Tottenham’s Chicken Town is a chicken shop, but it’s different. For a start, it’s non-profit, which is tantamount to communism in 2015’s London. The chicken is free-range. It’s steamed, then quickly fried to crisp up the coating (and is, by the way, delicious). Sides include the likes of sweet potato wedges and kale – try asking for that in Delaware Fried Chicken. By night, it’s a restaurant proper, complete with sit-down menu and table service, but one that deliberatedly chosen not to be a yuppie hipster joint, but to appeal to the local community, right down to the affordable price tags. Two pieces of chicken and two sides costs a tenner, a can of Beavertown Gamma Ray pale ale only £3.50 (you’ll pay around a fiver in most parts), and a 500ml carafe of house red a mere £12.50. The most thoughtful pricing is of the lunchtime junior spesh of chicken and chips, which at £2 puts it in realistic competition with the 34 other fast-food shops within a mile of the restaurant.
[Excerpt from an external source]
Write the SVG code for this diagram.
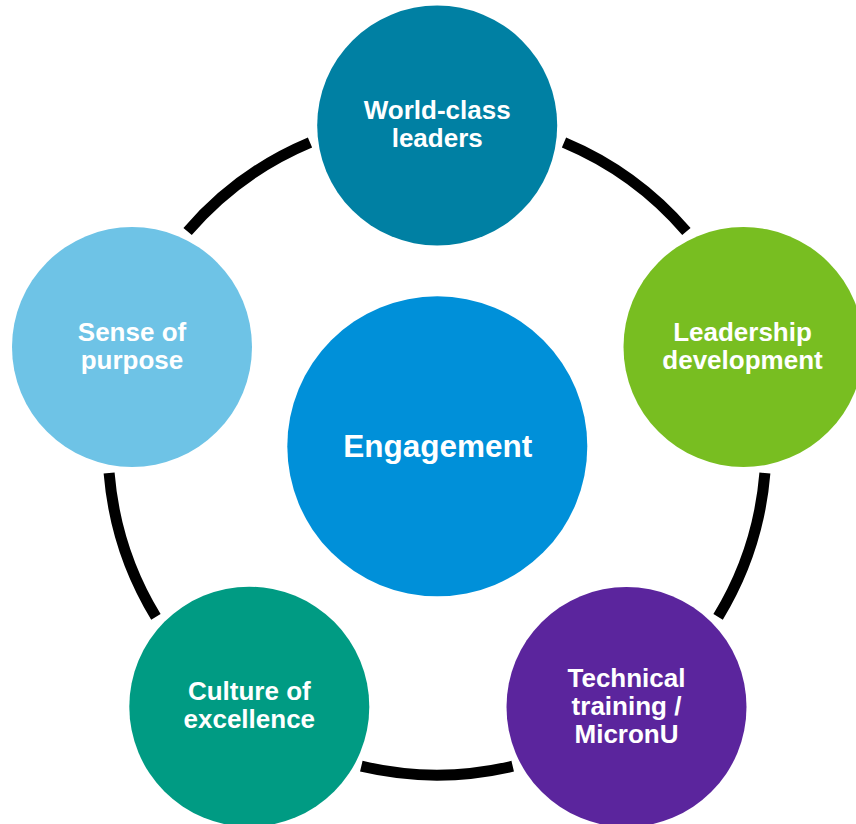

It also employs youngsters from the area in a meaningful way that allows them to take a career in the industry further (the staff are sincere and enthusiastic).
Evidently Chicken Town is doing something to get behind. The birds’ skeletons may end up on the roads, and the grease-mapped boxes may still render bus seats unsittable, but at least everyone involved in the chicken consumer chain will feel a bit better.